In 2004, Goldsmith released a CD with People Like Us called Nothing Special and has done many radio performances with Vicki Bennett. The next year he collaborated with guitarist Alan Licht to stage an evening length performance of The Weather, as well as excerpts from Fidget. He has also collaborated with musician David Grubbs with texts from Fidget.

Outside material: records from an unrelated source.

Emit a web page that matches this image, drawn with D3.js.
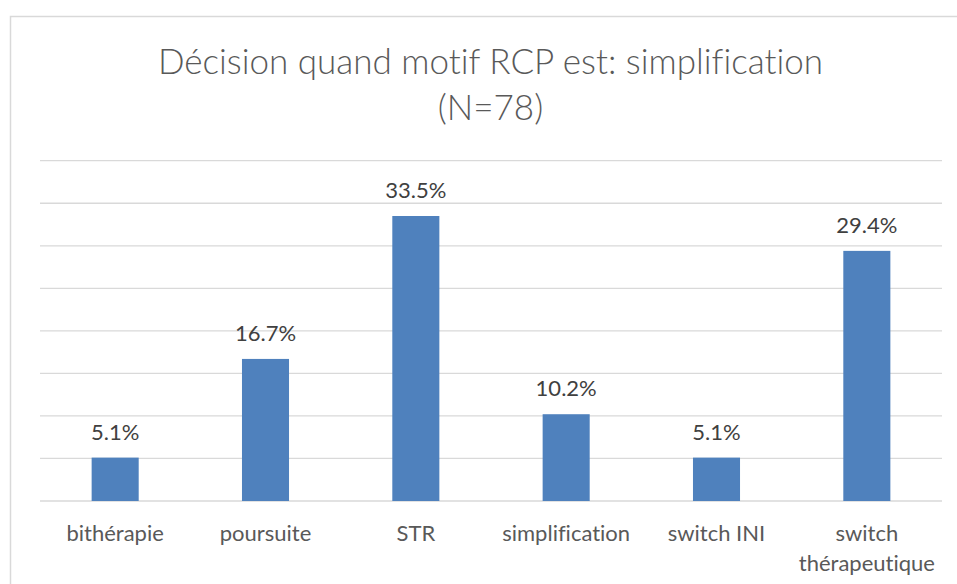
<!DOCTYPE html>
<html>
<head>
<meta charset="utf-8">
<script src="https://cdn.jsdelivr.net/npm/d3@7/dist/d3.min.js"></script>
<style>
  html, body { margin: 0; padding: 0; background: #fff; }
  svg { display: block; }
  text { font-family: Lato, "Open Sans", sans-serif; font-variant-ligatures: none; }
</style>
</head>
<body>
<svg id="chart" width="957" height="584"></svg>
<script>
const titleLines = ["Décision quand motif RCP est: simplification", "(N=78)"];
const categories = ["bithérapie", "poursuite", "STR", "simplification", "switch INI", "switch\nthérapeutique"];
const values = [5.1, 16.7, 33.5, 10.2, 5.1, 29.4];
const yTicks = [0, 5, 10, 15, 20, 25, 30, 35, 40];

const svg = d3.select("#chart");
const W = 957, H = 584;
const plot = { left: 40, right: 942, top: 160.7, bottom: 501 };

svg.append("rect").attr("x", 10.5).attr("y", 16.5).attr("width", W).attr("height", H)
  .attr("fill", "#fff").attr("stroke", "#d9d9d9").attr("stroke-width", 1.5);

const title = svg.append("text").attr("text-anchor", "middle").attr("fill", "#595959")
  .attr("font-size", 35).attr("font-weight", 300);
titleLines.forEach((t, i) => {
  title.append("tspan").attr("x", (plot.left + plot.right) / 2 - 0.5).attr("y", 74 + i * 46).text(t);
});

const x = d3.scaleBand().domain(categories).range([plot.left, plot.right]).padding(0);
const y = d3.scaleLinear().domain([0, 40]).range([plot.bottom, plot.top]);

svg.append("g").selectAll("line").data(yTicks).join("line")
  .attr("x1", plot.left).attr("x2", plot.right)
  .attr("y1", d => y(d)).attr("y2", d => y(d))
  .attr("stroke", "#d9d9d9").attr("stroke-width", 1.3);

const barW = x.bandwidth() * 0.313;
svg.append("g").selectAll("rect").data(values).join("rect")
  .attr("x", (d, i) => x(categories[i]) + x.bandwidth() / 2 - barW / 2)
  .attr("width", barW)
  .attr("y", d => y(d))
  .attr("height", d => y(0) - y(d))
  .attr("fill", "#4f81bd");

svg.append("g").selectAll("text").data(values).join("text")
  .attr("x", (d, i) => x(categories[i]) + x.bandwidth() / 2)
  .attr("y", d => y(d) - 18)
  .attr("text-anchor", "middle").attr("fill", "#404040").attr("font-size", 22)
  .text(d => d.toFixed(1) + "%");

const catG = svg.append("g");
categories.forEach(c => {
  const t = catG.append("text").attr("text-anchor", "middle").attr("fill", "#595959").attr("font-size", 22);
  c.split("\n").forEach((line, j) => {
    t.append("tspan").attr("x", x(c) + x.bandwidth() / 2).attr("y", 540.5 + j * 30).text(line);
  });
});
</script>
</body>
</html>
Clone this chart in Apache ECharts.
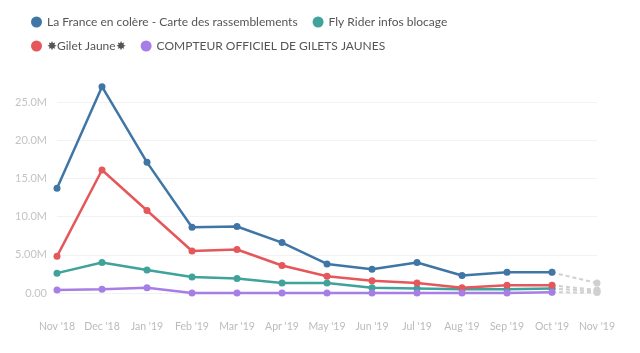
<!DOCTYPE html>
<html>
<head>
<meta charset="utf-8">
<script src="https://cdn.jsdelivr.net/npm/echarts@6/dist/echarts.min.js"></script>
<style>
  html, body { margin: 0; padding: 0; background: #fff; }
  #chart { width: 640px; height: 353px; }
</style>
</head>
<body>
<div id="chart"></div>
<script>
const months = ["Nov '18", "Dec '18", "Jan '19", "Feb '19", "Mar '19", "Apr '19", "May '19",
  "Jun '19", "Jul '19", "Aug '19", "Sep '19", "Oct '19", "Nov '19"];

// values in millions, Nov '19 is the projected (dashed) point
const franceColere = [13.7, 27.0, 17.1, 8.6, 8.7, 6.6, 3.8, 3.1, 4.0, 2.3, 2.7, 2.7];
const giletJaune = [4.8, 16.1, 10.8, 5.5, 5.7, 3.6, 2.2, 1.6, 1.3, 0.7, 1.0, 1.0];
const flyRider = [2.6, 4.0, 3.0, 2.1, 1.9, 1.3, 1.3, 0.7, 0.6, 0.5, 0.5, 0.6];
const compteur = [0.4, 0.5, 0.7, 0.0, 0.0, 0.0, 0.0, 0.0, 0.0, 0.0, 0.0, 0.1];
const projected = [1.3, 0.2, 0.4, 0.05];

const names = [
  'La France en colère - Carte des rassemblements',
  'Fly Rider infos blocage',
  '✸Gilet Jaune✸',
  'COMPTEUR OFFICIEL DE GILETS JAUNES'
];
const colors = ['#3f76a6', '#3fa39b', '#e5575a', '#a77ee6'];
const values = [franceColere, flyRider, giletJaune, compteur];

const chart = echarts.init(document.getElementById('chart'));

const series = [];
values.forEach((vals, i) => {
  series.push({
    name: names[i],
    type: 'line',
    data: vals.map(v => v * 1e6),
    color: colors[i],
    symbol: 'circle',
    symbolSize: 7,
    lineStyle: { width: 2.5 },
    clip: false,
    z: 3
  });
  const dash = vals.map(() => '-');
  dash[dash.length - 1] = vals[vals.length - 1] * 1e6;
  dash.push(projected[i] * 1e6);
  series.push({
    name: names[i] + ' (proj)',
    type: 'line',
    data: dash,
    symbol: 'circle',
    symbolSize: 7,
    itemStyle: { color: '#d0d0d0' },
    lineStyle: { width: 2, type: [4, 3], color: '#d0d0d0' },
    clip: false,
    z: 1
  });
});

chart.setOption({
  animation: false,
  legend: {
    data: names,
    left: 26,
    top: 10,
    width: 450,
    icon: 'circle',
    itemWidth: 11,
    itemHeight: 11,
    itemGap: 10,
    textStyle: { color: '#555', fontSize: 12, lineHeight: 14, padding: [0, 5, 0, 0], fontFamily: 'Lato' }
  },
  grid: { left: 57, right: 43, top: 102, bottom: 60 },
  xAxis: {
    type: 'category',
    data: months,
    boundaryGap: false,
    axisLine: { show: false },
    axisTick: { show: false },
    axisLabel: { color: '#bbb', fontSize: 10.5, margin: 28, interval: 0, fontFamily: 'Lato' }
  },
  yAxis: {
    type: 'value',
    min: 0,
    max: 25e6,
    interval: 5e6,
    axisLine: { show: false },
    axisTick: { show: false },
    splitLine: { lineStyle: { color: '#f2f2f2' } },
    axisLabel: {
      color: '#c4c4c4', fontSize: 11, margin: 10, fontFamily: 'Lato',
      formatter: v => v === 0 ? '0.00' : (v / 1e6 < 10 ? (v / 1e6).toFixed(2) : (v / 1e6).toFixed(1)) + 'M'
    }
  },
  series: series
});
</script>
</body>
</html>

Goldsmith has written about experimental music on the article A Popular Guide to Unpopular Music and has curated many musical events and compact discs. He was a musical curator for the Whitney Museum of American Art's The American Century, Part 2, which included 73 Poems. In 2004, he curated a CD for the Sonic Arts Network in London called The Agents of Impurity. In 2006 he organized a CD for the Institute of Contemporary Art, Boston called The Body is a Sound Factory. Also in 2006, he organized an 8-hour-long performance at the Sculpture Center (New York City) of Erik Satie's Vexations "Pianoless Vexations" (UbuWeb) for any instrument other than piano.

1995

Goldsmith hosted a weekly show on WFMU, the New Jersey-based freeform radio station, from 1995 until June 2010, using the broadcast name of "Kenny G". The show was an extension of Goldsmith's writing experiments, his pedagogy and UbuWeb. His programs were titled (for various extended periods) "Kenny G's Hour of Pain," "Anal Magic" and "Intelligent Design."

1993

He has also had numerous collaborations with musicians and composers. In 1993, Goldsmith embarked on a collaboration with avant-garde vocalist Joan La Barbara, resulting in a CD and book 73 Poems published by Brooklyn's Permanent Press. In 1998, the Whitney Museum of American Art commissioned vocalist Theo Bleckmann to stage an interpretation of Fidget.

1984

Born in Freeport, New York, he was trained as a sculptor at the Rhode Island School of Design and graduated with a BFA in 1984. Goldsmith worked for many years within the art world as a text-based artist and sculptor before becoming a writer.

1961

Kenneth Goldsmith (born 1961) is an American poet and critic. He is the founding editor of UbuWeb and is a senior editor of PennSound at the University of Pennsylvania, where he teaches. He hosted a weekly radio show at WFMU from 1995 until June 2010. He has published ten books of poetry, notably Fidget (2000), Soliloquy (2001), Day (2003) and his American trilogy, The Weather (2005), Traffic (2007), and Sports (2008). He is the author of a book of essays, Uncreative Writing: Managing Language in the Digital Age (2011). In 2013, he was appointed the Museum of Modern Art's first poet laureate.